» Data block:
================================

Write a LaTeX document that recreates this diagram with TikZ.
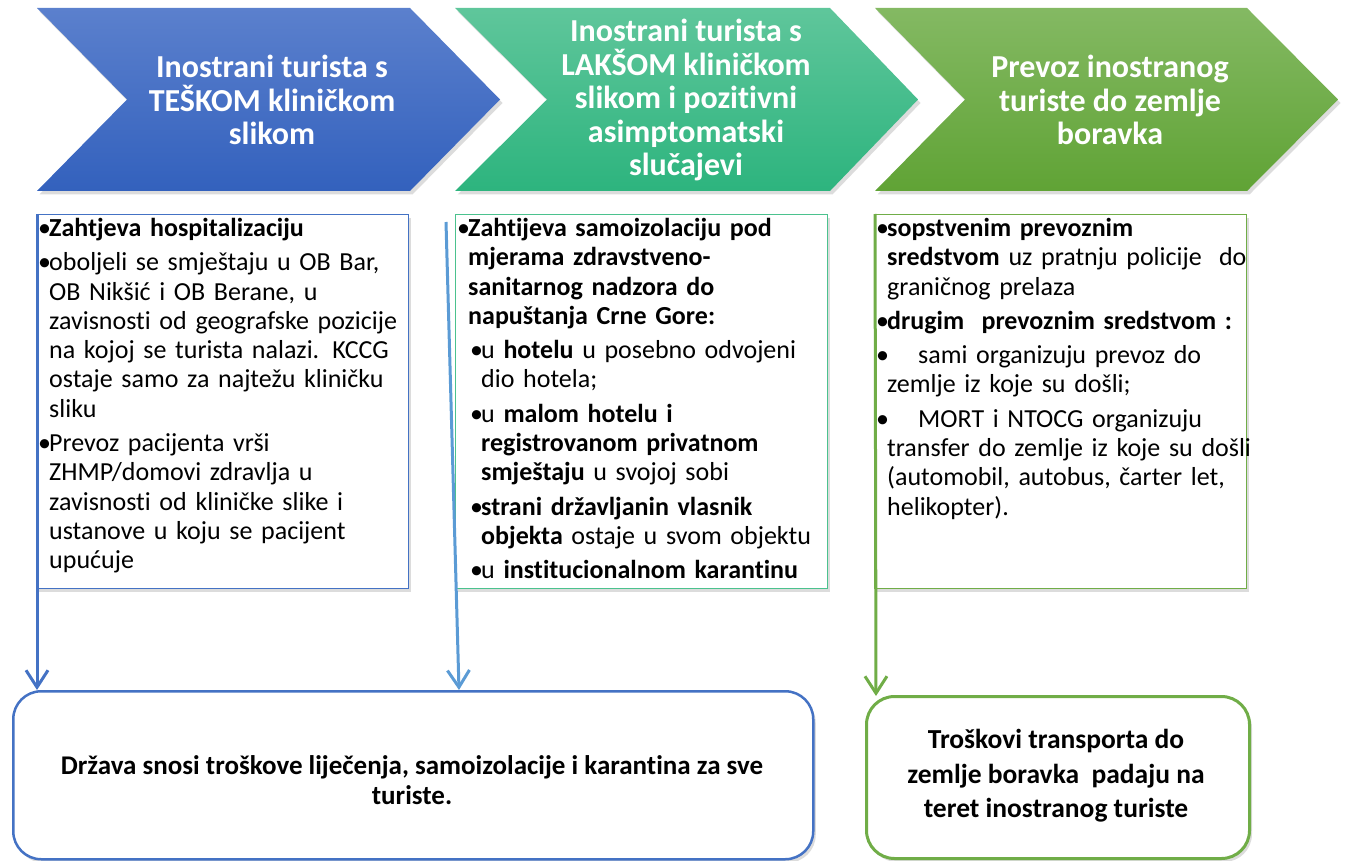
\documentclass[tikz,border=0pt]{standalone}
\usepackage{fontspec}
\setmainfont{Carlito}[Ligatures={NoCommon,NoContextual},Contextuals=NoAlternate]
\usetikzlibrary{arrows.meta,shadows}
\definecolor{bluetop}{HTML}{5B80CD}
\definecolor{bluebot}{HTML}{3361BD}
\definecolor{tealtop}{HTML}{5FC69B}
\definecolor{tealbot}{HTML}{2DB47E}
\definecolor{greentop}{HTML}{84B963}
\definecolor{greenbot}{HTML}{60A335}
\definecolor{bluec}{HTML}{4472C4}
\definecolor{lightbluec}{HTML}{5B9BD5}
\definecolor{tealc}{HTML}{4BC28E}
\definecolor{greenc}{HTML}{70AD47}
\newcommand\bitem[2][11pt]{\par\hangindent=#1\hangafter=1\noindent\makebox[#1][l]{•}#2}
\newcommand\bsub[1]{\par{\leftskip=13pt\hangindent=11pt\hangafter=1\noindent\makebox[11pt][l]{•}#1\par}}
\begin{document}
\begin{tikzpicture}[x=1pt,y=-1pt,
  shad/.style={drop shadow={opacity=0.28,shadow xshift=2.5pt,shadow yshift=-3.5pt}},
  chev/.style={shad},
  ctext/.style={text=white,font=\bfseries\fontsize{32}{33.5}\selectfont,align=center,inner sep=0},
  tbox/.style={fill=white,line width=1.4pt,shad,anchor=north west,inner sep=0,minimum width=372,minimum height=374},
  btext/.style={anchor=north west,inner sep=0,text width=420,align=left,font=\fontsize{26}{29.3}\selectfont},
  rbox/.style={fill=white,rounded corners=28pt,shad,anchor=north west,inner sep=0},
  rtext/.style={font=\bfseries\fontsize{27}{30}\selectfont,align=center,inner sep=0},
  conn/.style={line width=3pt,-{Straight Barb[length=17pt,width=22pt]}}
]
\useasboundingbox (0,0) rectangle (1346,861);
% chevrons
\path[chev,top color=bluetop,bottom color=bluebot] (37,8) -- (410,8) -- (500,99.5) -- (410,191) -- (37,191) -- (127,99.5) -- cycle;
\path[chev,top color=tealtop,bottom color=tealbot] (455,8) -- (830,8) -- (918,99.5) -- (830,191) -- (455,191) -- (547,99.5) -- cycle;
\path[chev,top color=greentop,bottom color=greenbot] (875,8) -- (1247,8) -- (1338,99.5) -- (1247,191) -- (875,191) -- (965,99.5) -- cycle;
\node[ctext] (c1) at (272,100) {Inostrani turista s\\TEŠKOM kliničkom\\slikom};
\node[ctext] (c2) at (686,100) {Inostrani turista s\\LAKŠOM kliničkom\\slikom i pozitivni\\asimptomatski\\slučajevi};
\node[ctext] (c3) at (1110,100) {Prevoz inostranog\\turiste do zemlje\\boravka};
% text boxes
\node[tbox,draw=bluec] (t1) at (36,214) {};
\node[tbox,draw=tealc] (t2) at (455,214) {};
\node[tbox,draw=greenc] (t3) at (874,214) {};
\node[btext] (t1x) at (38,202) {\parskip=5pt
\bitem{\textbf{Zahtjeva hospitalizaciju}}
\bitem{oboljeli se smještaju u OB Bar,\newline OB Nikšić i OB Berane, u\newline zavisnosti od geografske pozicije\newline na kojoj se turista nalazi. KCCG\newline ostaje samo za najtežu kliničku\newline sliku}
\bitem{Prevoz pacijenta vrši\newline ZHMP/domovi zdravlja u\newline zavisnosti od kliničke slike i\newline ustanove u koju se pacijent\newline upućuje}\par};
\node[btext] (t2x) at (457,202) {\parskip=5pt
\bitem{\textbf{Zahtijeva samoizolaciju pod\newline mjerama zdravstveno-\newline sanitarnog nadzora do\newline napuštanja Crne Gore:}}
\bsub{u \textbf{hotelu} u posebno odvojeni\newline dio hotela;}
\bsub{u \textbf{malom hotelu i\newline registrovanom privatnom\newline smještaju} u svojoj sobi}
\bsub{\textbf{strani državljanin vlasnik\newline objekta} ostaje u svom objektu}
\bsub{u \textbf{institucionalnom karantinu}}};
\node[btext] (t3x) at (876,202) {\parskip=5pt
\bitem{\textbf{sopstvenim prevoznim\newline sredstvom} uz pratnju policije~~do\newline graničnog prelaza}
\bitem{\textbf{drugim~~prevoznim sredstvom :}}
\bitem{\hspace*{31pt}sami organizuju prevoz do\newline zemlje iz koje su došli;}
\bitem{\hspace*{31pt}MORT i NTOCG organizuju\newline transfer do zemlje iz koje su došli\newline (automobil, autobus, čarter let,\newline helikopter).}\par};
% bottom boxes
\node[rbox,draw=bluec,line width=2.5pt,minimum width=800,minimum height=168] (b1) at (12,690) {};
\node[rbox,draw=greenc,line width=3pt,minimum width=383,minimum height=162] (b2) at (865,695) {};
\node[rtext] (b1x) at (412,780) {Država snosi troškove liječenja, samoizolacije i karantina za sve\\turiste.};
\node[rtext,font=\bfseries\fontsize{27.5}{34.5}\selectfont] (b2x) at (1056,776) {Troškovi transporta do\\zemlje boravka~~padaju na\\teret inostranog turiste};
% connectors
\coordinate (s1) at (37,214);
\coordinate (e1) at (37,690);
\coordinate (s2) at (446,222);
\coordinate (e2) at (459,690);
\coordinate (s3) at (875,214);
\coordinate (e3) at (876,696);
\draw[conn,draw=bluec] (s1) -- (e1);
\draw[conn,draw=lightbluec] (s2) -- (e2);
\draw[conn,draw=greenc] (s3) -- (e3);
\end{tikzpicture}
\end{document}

================================

» Set problem: Print out the material word for word, omitting the pictures.

» Response to this exercise:
Write a LaTeX document that recreates this diagram with TikZ.
\documentclass[tikz,border=0pt]{standalone}
\usepackage{fontspec}
\setmainfont{Carlito}[Ligatures={NoCommon,NoContextual},Contextuals=NoAlternate]
\usetikzlibrary{arrows.meta,shadows}
\definecolor{bluetop}{HTML}{5B80CD}
\definecolor{bluebot}{HTML}{3361BD}
\definecolor{tealtop}{HTML}{5FC69B}
\definecolor{tealbot}{HTML}{2DB47E}
\definecolor{greentop}{HTML}{84B963}
\definecolor{greenbot}{HTML}{60A335}
\definecolor{bluec}{HTML}{4472C4}
\definecolor{lightbluec}{HTML}{5B9BD5}
\definecolor{tealc}{HTML}{4BC28E}
\definecolor{greenc}{HTML}{70AD47}
\newcommand\bitem[2][11pt]{\par\hangindent=#1\hangafter=1\noindent\makebox[#1][l]{•}#2}
\newcommand\bsub[1]{\par{\leftskip=13pt\hangindent=11pt\hangafter=1\noindent\makebox[11pt][l]{•}#1\par}}
\begin{document}
\begin{tikzpicture}[x=1pt,y=-1pt,
  shad/.style={drop shadow={opacity=0.28,shadow xshift=2.5pt,shadow yshift=-3.5pt}},
  chev/.style={shad},
  ctext/.style={text=white,font=\bfseries\fontsize{32}{33.5}\selectfont,align=center,inner sep=0},
  tbox/.style={fill=white,line width=1.4pt,shad,anchor=north west,inner sep=0,minimum width=372,minimum height=374},
  btext/.style={anchor=north west,inner sep=0,text width=420,align=left,font=\fontsize{26}{29.3}\selectfont},
  rbox/.style={fill=white,rounded corners=28pt,shad,anchor=north west,inner sep=0},
  rtext/.style={font=\bfseries\fontsize{27}{30}\selectfont,align=center,inner sep=0},
  conn/.style={line width=3pt,-{Straight Barb[length=17pt,width=22pt]}}
]
\useasboundingbox (0,0) rectangle (1346,861);
% chevrons
\path[chev,top color=bluetop,bottom color=bluebot] (37,8) -- (410,8) -- (500,99.5) -- (410,191) -- (37,191) -- (127,99.5) -- cycle;
\path[chev,top color=tealtop,bottom color=tealbot] (455,8) -- (830,8) -- (918,99.5) -- (830,191) -- (455,191) -- (547,99.5) -- cycle;
\path[chev,top color=greentop,bottom color=greenbot] (875,8) -- (1247,8) -- (1338,99.5) -- (1247,191) -- (875,191) -- (965,99.5) -- cycle;
\node[ctext] (c1) at (272,100) {Inostrani turista s\\TEŠKOM kliničkom\\slikom};
\node[ctext] (c2) at (686,100) {Inostrani turista s\\LAKŠOM kliničkom\\slikom i pozitivni\\asimptomatski\\slučajevi};
\node[ctext] (c3) at (1110,100) {Prevoz inostranog\\turiste do zemlje\\boravka};
% text boxes
\node[tbox,draw=bluec] (t1) at (36,214) {};
\node[tbox,draw=tealc] (t2) at (455,214) {};
\node[tbox,draw=greenc] (t3) at (874,214) {};
\node[btext] (t1x) at (38,202) {\parskip=5pt
\bitem{\textbf{Zahtjeva hospitalizaciju}}
\bitem{oboljeli se smještaju u OB Bar,\newline OB Nikšić i OB Berane, u\newline zavisnosti od geografske pozicije\newline na kojoj se turista nalazi. KCCG\newline ostaje samo za najtežu kliničku\newline sliku}
\bitem{Prevoz pacijenta vrši\newline ZHMP/domovi zdravlja u\newline zavisnosti od kliničke slike i\newline ustanove u koju se pacijent\newline upućuje}\par};
\node[btext] (t2x) at (457,202) {\parskip=5pt
\bitem{\textbf{Zahtijeva samoizolaciju pod\newline mjerama zdravstveno-\newline sanitarnog nadzora do\newline napuštanja Crne Gore:}}
\bsub{u \textbf{hotelu} u posebno odvojeni\newline dio hotela;}
\bsub{u \textbf{malom hotelu i\newline registrovanom privatnom\newline smještaju} u svojoj sobi}
\bsub{\textbf{strani državljanin vlasnik\newline objekta} ostaje u svom objektu}
\bsub{u \textbf{institucionalnom karantinu}}};
\node[btext] (t3x) at (876,202) {\parskip=5pt
\bitem{\textbf{sopstvenim prevoznim\newline sredstvom} uz pratnju policije~~do\newline graničnog prelaza}
\bitem{\textbf{drugim~~prevoznim sredstvom :}}
\bitem{\hspace*{31pt}sami organizuju prevoz do\newline zemlje iz koje su došli;}
\bitem{\hspace*{31pt}MORT i NTOCG organizuju\newline transfer do zemlje iz koje su došli\newline (automobil, autobus, čarter let,\newline helikopter).}\par};
% bottom boxes
\node[rbox,draw=bluec,line width=2.5pt,minimum width=800,minimum height=168] (b1) at (12,690) {};
\node[rbox,draw=greenc,line width=3pt,minimum width=383,minimum height=162] (b2) at (865,695) {};
\node[rtext] (b1x) at (412,780) {Država snosi troškove liječenja, samoizolacije i karantina za sve\\turiste.};
\node[rtext,font=\bfseries\fontsize{27.5}{34.5}\selectfont] (b2x) at (1056,776) {Troškovi transporta do\\zemlje boravka~~padaju na\\teret inostranog turiste};
% connectors
\coordinate (s1) at (37,214);
\coordinate (e1) at (37,690);
\coordinate (s2) at (446,222);
\coordinate (e2) at (459,690);
\coordinate (s3) at (875,214);
\coordinate (e3) at (876,696);
\draw[conn,draw=bluec] (s1) -- (e1);
\draw[conn,draw=lightbluec] (s2) -- (e2);
\draw[conn,draw=greenc] (s3) -- (e3);
\end{tikzpicture}
\end{document}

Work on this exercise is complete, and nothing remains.